Après avoir approuvé le « Plan Maroc 2014-2017 » autorisant entre autres les cours d’arabe, de tamazight – la troisième langue la plus parlée en Catalogne – et de religion islamique dans les écoles de la région, le président Artur Mas (2012-2016) avait promis de construire une mosquée à Barcelone (car, bien que l’on compte 250 lieux de culte musulman en Catalogne, il s’agit souvent de salles mal aménagées où les fidèles sont à l’étroit). Une promesse restée en suspens faute de financement.
Autres préoccupations
Le résultat des régionales s’annonçant très serré, les indépendantistes espèrent puiser dans ce vivier de voix.
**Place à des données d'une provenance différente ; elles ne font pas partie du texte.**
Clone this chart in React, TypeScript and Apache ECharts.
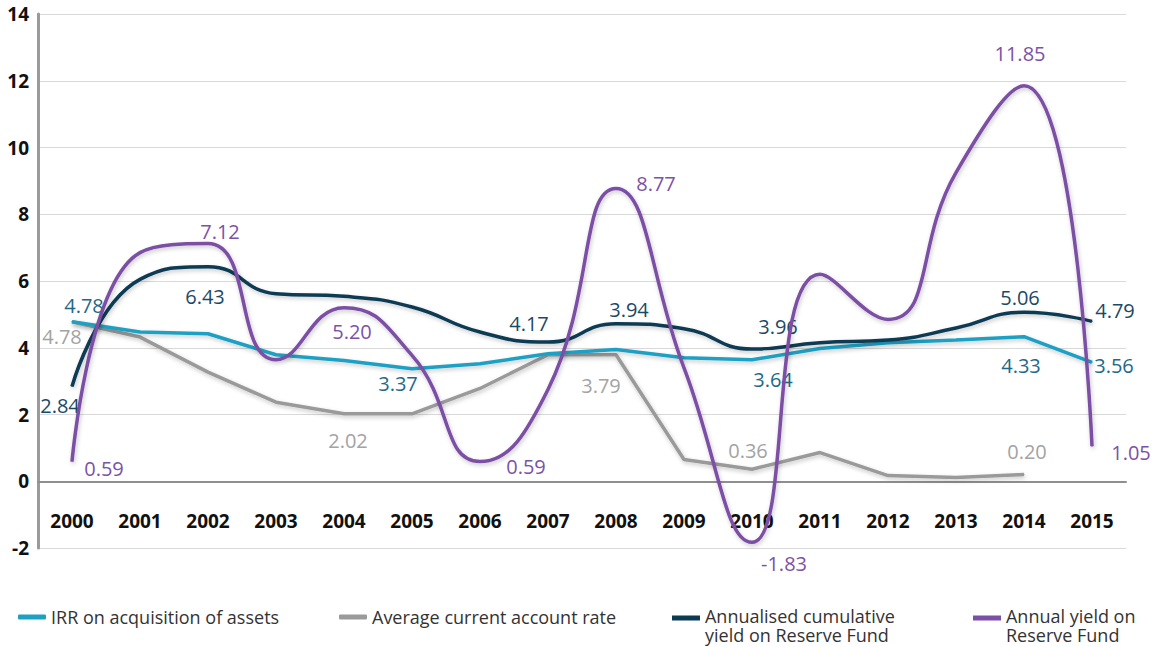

Pour Mireia Aguado, coordinatrice de l’association Bayt al-Thaqafa, qui accueille à Barcelone des immigrés d’origine arabe, « ces électeurs ont d’autres préoccupations, notamment celle de trouver un emploi ».
Un argument de taille quand on sait qu’en Espagne le chômage frappe plus durement les immigrés que les nationaux (25,4 % contre 18 %). Les premiers ont surtout pour objectif de s’intégrer. Ce qui passe par l’apprentissage du catalan – principal facteur d’intégration – en même temps que de l’espagnol.